* **Objective**
Wherever "this" appears in a line, copy that line.
---------- Rows
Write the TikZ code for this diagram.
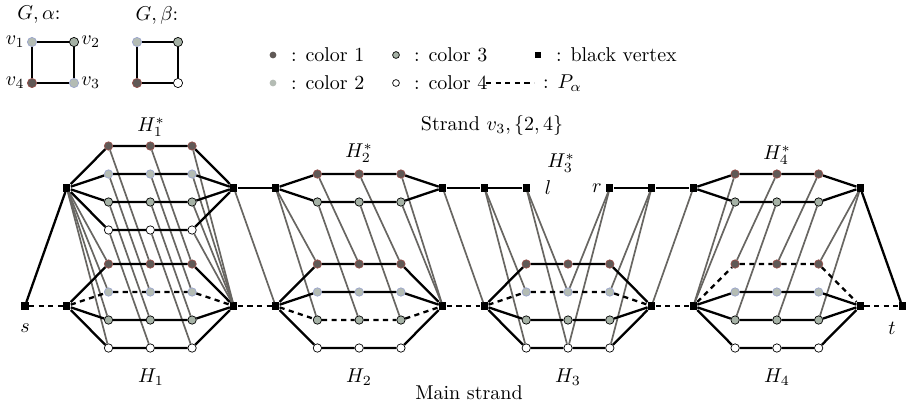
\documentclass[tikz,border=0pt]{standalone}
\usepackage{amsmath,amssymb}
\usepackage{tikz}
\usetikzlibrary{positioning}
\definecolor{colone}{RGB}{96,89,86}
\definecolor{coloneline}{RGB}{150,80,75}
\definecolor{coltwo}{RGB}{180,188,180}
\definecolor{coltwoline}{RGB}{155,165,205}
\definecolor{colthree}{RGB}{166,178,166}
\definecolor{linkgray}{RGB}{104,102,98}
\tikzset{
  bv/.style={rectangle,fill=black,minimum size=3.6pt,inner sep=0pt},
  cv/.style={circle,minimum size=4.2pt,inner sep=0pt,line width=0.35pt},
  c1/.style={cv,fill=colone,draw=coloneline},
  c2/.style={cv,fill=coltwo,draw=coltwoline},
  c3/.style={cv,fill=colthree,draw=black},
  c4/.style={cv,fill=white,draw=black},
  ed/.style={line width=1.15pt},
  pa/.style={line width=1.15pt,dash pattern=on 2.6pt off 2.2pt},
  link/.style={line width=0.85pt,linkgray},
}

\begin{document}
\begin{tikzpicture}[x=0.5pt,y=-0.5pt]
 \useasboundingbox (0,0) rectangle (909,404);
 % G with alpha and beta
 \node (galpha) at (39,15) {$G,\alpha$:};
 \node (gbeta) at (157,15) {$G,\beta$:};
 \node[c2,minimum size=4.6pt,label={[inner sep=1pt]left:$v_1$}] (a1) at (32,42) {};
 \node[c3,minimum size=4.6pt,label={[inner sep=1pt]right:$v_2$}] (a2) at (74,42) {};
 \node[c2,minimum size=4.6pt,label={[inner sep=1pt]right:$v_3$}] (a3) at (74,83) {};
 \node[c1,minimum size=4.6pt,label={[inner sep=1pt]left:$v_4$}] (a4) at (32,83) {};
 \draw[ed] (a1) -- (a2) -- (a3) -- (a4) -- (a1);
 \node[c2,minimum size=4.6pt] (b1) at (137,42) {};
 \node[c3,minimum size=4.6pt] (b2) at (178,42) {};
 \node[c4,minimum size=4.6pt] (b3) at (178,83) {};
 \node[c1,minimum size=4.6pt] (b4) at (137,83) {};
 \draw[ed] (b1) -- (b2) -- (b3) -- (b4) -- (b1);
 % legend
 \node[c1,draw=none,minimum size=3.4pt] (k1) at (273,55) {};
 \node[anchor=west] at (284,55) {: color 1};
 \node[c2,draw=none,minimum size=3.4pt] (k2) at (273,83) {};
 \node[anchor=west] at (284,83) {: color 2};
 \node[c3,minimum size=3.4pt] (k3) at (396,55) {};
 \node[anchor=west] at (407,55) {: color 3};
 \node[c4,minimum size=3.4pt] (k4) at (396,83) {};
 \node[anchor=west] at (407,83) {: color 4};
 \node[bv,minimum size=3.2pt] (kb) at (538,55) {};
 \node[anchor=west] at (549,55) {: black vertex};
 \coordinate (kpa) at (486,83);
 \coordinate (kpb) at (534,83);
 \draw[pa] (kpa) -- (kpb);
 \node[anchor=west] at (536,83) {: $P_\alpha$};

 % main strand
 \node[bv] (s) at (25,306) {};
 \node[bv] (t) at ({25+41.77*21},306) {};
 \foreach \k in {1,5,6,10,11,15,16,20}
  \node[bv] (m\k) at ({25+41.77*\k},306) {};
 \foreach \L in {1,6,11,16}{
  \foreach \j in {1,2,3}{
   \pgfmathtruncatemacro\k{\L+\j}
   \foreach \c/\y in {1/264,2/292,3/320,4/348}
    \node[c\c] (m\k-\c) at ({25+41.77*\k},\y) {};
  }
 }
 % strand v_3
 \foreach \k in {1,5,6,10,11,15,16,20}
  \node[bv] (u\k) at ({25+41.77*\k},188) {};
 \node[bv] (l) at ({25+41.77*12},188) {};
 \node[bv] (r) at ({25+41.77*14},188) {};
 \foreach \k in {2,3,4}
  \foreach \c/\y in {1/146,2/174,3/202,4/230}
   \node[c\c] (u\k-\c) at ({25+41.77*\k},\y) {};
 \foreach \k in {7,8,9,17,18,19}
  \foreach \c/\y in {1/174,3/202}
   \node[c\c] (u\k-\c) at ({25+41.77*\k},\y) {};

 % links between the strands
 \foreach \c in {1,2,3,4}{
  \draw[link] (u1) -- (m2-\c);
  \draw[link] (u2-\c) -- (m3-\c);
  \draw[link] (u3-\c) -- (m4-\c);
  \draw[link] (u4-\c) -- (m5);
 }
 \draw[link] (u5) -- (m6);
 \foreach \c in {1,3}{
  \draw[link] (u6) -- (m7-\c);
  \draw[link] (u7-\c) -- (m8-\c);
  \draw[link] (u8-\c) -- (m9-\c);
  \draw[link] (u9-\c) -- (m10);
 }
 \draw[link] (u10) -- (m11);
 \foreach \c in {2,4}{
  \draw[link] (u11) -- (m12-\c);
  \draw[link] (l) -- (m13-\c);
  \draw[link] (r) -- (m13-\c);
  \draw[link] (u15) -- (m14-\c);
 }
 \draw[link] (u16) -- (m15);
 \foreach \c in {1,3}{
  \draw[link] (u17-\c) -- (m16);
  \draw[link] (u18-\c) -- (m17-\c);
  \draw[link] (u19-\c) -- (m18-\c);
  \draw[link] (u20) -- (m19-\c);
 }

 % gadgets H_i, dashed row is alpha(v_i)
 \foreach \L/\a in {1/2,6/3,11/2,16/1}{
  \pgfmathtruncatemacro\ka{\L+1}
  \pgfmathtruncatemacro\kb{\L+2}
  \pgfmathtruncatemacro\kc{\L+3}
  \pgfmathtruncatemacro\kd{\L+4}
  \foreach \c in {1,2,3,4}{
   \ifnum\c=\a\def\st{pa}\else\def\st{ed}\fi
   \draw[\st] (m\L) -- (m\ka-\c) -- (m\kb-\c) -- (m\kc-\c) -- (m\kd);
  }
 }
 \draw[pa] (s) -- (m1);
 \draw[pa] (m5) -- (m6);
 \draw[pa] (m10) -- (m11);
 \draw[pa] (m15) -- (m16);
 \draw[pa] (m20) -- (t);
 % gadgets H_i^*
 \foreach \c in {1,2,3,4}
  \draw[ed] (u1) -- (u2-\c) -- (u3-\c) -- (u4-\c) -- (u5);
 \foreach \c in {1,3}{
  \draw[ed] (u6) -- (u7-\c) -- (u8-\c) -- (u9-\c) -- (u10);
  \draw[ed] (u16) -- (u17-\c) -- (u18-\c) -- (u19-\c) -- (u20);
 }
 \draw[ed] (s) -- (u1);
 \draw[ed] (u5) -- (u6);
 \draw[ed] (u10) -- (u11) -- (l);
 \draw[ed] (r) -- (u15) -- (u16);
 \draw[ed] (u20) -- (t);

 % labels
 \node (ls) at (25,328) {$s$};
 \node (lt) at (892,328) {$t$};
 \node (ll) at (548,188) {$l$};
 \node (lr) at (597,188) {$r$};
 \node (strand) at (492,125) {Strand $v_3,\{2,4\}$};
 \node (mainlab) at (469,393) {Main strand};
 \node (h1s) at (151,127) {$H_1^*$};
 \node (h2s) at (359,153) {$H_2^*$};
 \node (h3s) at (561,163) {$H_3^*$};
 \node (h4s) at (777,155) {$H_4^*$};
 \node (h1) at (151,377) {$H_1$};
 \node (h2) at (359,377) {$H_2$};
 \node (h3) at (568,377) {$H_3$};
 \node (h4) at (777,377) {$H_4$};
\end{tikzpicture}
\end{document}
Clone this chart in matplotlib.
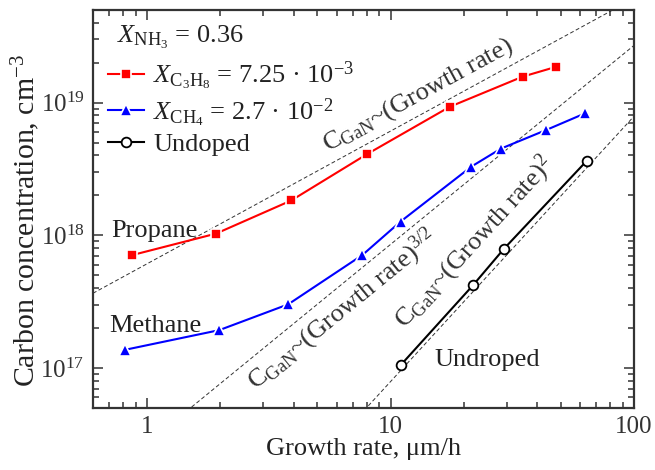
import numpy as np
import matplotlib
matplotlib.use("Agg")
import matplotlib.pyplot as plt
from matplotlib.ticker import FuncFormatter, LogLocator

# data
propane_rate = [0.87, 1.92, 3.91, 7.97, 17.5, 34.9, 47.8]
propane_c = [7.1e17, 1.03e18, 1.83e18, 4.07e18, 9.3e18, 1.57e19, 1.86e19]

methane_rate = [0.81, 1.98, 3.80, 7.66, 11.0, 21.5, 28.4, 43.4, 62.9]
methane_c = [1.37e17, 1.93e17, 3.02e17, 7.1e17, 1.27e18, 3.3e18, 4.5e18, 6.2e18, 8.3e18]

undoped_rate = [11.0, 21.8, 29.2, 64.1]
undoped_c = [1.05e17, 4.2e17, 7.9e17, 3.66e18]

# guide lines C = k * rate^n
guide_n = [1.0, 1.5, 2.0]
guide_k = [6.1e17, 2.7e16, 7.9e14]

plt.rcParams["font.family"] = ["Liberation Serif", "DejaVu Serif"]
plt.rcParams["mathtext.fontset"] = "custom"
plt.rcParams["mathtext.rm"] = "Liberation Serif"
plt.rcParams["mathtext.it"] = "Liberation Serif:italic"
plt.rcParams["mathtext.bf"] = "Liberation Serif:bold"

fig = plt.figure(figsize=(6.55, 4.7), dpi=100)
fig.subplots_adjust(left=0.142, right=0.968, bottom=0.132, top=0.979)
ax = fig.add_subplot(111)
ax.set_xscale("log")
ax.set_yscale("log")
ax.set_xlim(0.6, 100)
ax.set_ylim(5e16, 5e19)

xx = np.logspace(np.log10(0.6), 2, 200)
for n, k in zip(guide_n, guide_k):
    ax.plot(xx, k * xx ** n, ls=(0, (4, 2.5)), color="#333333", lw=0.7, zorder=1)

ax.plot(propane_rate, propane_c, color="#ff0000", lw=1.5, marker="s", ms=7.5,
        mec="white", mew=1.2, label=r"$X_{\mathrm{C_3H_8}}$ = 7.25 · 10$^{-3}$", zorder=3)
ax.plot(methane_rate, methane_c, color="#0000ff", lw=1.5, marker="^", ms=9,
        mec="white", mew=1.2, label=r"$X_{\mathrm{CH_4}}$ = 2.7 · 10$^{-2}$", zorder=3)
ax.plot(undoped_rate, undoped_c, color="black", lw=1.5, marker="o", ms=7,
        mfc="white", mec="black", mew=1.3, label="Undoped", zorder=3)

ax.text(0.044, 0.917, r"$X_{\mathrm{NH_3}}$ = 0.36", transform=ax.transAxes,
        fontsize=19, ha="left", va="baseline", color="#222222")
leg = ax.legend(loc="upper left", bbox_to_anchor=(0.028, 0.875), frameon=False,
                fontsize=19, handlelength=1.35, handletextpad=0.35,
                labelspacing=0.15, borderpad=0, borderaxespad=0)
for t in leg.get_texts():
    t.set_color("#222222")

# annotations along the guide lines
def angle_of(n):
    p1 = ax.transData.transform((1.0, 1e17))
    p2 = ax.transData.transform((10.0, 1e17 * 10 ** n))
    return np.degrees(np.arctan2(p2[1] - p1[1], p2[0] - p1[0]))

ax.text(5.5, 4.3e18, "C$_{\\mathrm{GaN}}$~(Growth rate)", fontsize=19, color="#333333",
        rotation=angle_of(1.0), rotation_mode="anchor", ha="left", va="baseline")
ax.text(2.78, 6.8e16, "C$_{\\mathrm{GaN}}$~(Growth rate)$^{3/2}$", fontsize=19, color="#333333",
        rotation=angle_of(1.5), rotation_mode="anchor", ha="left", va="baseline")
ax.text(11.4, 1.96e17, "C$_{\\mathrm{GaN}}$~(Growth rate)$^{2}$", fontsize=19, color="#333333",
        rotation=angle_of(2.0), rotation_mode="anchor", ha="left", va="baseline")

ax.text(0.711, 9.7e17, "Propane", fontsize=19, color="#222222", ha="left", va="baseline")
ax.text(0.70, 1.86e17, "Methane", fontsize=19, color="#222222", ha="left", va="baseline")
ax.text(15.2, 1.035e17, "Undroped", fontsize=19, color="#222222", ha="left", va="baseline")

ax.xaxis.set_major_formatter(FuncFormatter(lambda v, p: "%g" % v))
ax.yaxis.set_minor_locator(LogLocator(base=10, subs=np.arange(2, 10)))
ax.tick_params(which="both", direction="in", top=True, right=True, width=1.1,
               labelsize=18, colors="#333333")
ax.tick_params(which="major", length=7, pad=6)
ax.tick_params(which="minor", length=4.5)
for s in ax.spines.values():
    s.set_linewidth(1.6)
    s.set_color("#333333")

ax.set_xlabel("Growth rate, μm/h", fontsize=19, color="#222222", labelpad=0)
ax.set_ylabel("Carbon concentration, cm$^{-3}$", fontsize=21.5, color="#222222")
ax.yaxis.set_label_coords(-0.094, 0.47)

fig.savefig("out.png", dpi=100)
--------------------
* **Solution**
Write the TikZ code for this diagram.
Clone this chart in matplotlib.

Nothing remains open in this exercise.